--- BEGIN ---
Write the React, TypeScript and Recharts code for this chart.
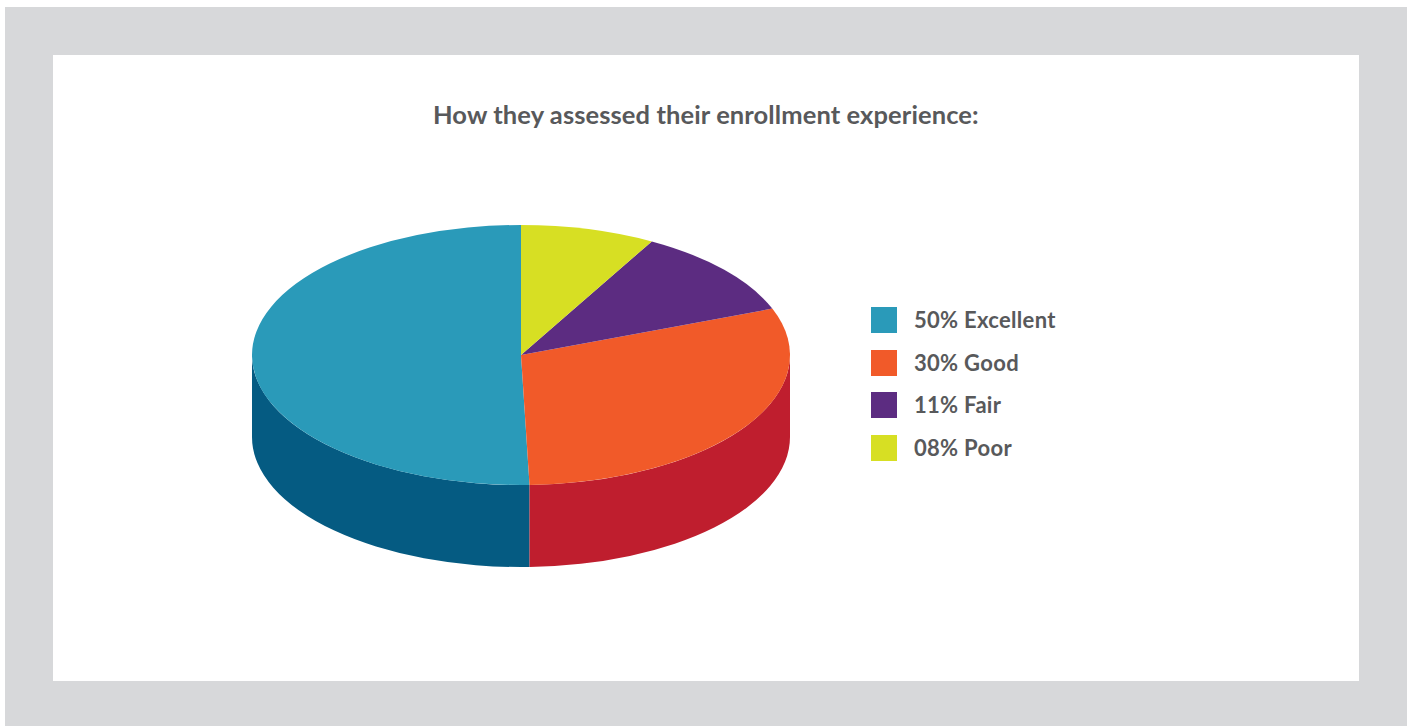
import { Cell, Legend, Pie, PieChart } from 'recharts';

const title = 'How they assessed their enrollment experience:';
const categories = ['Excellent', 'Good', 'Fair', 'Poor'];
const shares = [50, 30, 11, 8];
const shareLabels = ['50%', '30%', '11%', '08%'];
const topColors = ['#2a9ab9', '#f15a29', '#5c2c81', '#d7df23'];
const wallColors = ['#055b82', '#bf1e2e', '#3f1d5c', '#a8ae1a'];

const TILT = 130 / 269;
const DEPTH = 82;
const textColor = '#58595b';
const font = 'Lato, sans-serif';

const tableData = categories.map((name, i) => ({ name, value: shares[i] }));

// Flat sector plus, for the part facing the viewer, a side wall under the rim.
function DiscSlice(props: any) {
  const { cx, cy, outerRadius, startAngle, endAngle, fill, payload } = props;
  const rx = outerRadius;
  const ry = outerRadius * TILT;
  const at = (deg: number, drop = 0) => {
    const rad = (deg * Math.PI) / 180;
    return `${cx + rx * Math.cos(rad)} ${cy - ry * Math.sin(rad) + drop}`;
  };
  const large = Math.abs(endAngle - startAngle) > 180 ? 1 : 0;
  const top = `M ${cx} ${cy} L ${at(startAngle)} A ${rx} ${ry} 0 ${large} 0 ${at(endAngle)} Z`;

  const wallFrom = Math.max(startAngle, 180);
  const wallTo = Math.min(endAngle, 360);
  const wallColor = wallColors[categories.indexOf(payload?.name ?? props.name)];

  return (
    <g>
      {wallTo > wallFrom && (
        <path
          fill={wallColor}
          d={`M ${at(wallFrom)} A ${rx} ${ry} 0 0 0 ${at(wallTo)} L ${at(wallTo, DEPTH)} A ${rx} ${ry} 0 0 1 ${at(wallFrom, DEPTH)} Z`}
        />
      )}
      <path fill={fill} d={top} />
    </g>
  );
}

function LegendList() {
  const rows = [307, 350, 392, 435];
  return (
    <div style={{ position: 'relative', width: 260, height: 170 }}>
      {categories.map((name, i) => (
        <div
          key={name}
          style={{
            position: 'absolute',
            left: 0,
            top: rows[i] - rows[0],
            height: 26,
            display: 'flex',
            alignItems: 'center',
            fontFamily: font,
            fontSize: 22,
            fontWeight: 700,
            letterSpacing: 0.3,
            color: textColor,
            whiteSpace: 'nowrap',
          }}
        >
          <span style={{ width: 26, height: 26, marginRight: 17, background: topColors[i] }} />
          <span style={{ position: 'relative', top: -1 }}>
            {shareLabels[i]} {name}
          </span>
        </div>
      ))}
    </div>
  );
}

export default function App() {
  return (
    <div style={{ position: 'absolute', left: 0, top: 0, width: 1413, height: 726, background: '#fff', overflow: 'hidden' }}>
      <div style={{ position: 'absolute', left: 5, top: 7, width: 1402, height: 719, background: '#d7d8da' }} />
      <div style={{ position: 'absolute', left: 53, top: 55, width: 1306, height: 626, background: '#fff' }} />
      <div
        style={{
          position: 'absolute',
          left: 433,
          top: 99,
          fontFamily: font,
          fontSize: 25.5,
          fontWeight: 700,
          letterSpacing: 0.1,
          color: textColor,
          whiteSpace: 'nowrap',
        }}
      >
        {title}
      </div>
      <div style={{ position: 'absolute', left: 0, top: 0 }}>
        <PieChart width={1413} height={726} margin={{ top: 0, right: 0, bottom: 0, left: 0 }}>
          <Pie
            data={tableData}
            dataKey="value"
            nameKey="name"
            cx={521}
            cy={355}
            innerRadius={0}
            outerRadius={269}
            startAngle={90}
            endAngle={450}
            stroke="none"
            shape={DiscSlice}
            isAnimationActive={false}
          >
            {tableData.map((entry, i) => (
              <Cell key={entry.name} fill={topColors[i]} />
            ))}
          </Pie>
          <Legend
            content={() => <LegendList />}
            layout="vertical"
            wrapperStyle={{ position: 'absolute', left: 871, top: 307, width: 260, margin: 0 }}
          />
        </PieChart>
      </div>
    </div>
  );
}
--- END ---
--- BEGIN ---
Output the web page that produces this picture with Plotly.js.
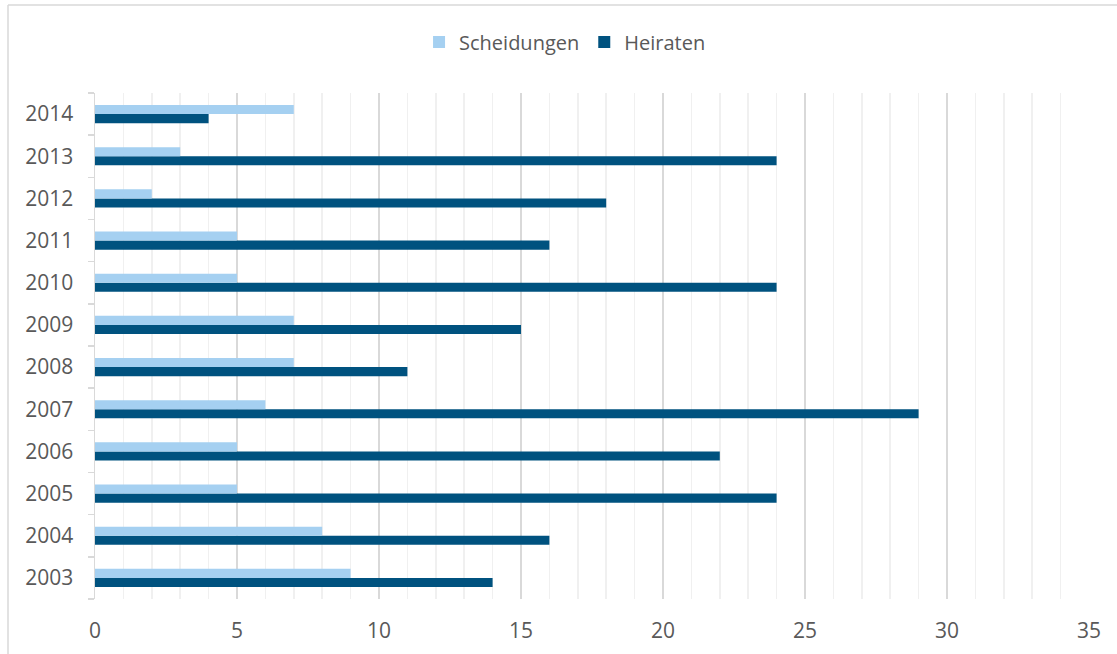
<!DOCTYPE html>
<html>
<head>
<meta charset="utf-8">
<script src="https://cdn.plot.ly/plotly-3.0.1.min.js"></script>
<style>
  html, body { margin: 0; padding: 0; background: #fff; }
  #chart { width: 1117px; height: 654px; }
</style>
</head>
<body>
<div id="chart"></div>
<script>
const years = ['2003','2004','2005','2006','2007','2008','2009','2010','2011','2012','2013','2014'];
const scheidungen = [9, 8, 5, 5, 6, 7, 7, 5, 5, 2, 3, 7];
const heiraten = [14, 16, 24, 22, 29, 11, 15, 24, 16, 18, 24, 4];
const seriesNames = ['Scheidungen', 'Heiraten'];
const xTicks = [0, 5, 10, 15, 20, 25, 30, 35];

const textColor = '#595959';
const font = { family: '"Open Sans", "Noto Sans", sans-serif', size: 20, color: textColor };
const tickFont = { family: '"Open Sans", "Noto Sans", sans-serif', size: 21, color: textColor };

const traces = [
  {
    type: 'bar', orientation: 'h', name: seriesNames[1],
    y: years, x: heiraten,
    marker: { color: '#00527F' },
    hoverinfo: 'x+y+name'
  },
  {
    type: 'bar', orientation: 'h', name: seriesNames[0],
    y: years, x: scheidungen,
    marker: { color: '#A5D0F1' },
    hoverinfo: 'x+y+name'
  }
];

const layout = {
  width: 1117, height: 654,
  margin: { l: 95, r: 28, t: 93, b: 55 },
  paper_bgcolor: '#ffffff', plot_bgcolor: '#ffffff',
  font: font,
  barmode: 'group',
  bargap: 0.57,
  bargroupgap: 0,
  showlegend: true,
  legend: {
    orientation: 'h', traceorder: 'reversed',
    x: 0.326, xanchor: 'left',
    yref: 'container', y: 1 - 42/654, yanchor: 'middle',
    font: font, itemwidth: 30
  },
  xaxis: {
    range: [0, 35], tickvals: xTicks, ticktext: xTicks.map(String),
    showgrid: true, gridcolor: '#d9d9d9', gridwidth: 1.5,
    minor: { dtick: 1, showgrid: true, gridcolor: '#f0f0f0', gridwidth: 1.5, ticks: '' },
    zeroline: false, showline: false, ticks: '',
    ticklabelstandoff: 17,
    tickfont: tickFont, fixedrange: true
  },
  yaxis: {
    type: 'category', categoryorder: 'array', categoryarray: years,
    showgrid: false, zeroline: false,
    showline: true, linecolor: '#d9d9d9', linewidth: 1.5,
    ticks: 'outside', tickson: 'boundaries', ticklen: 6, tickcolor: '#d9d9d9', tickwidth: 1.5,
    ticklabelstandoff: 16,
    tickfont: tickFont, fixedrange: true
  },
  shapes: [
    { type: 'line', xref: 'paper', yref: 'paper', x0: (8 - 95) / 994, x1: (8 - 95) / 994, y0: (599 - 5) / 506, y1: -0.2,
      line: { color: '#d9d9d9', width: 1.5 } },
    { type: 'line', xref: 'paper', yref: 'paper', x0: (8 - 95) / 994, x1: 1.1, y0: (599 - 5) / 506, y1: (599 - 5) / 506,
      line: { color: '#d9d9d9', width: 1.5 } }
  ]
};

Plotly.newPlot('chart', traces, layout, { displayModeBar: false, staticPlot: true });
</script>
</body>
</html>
--- END ---
--- BEGIN ---
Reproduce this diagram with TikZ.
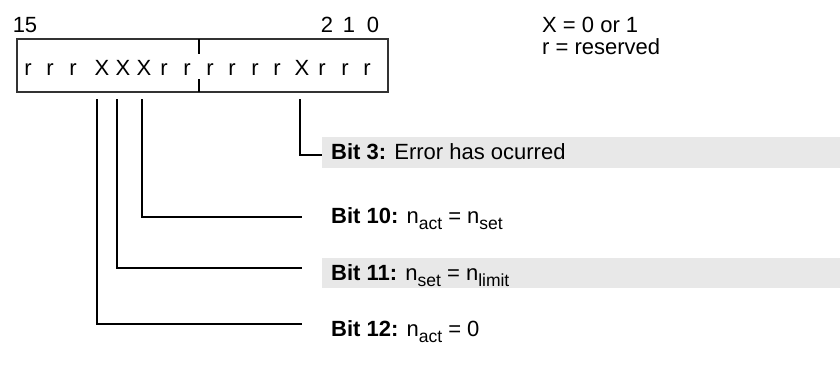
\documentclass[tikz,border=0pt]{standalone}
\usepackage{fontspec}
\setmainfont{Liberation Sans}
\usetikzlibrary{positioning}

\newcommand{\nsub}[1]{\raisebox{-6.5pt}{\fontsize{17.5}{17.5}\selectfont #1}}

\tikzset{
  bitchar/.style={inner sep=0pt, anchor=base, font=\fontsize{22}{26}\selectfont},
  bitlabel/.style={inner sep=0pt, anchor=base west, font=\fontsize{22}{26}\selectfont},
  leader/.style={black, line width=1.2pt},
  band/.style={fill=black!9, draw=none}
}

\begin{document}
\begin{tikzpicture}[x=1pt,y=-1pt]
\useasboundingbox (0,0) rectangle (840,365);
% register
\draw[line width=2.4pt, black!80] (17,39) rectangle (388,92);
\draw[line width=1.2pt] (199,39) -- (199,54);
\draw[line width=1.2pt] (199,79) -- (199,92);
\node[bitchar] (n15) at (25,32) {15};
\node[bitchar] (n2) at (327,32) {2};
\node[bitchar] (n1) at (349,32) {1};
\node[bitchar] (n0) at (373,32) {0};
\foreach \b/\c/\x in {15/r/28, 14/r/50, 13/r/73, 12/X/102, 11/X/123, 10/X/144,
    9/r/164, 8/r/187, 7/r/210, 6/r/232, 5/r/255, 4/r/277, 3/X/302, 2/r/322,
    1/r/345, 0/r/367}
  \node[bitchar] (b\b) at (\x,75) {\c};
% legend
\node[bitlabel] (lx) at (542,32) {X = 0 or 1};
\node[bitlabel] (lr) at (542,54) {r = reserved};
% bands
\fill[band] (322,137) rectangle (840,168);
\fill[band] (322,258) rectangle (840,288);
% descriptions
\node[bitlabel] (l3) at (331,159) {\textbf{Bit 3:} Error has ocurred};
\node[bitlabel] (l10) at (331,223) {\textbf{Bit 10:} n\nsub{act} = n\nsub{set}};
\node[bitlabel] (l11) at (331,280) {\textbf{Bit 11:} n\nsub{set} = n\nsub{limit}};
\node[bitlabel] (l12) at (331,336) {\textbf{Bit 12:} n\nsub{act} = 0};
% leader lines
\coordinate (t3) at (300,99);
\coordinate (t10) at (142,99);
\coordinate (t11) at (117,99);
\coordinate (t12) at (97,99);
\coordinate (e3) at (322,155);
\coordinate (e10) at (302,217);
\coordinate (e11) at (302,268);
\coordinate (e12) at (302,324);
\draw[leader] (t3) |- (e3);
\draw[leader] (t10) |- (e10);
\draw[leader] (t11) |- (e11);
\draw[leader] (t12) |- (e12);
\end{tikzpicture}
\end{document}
--- END ---
**WHAT IS EXPECTED**
Ascertain the number of lines in the entries that include the word "with", and report only that number.

**EXPECTED OUTPUT**
2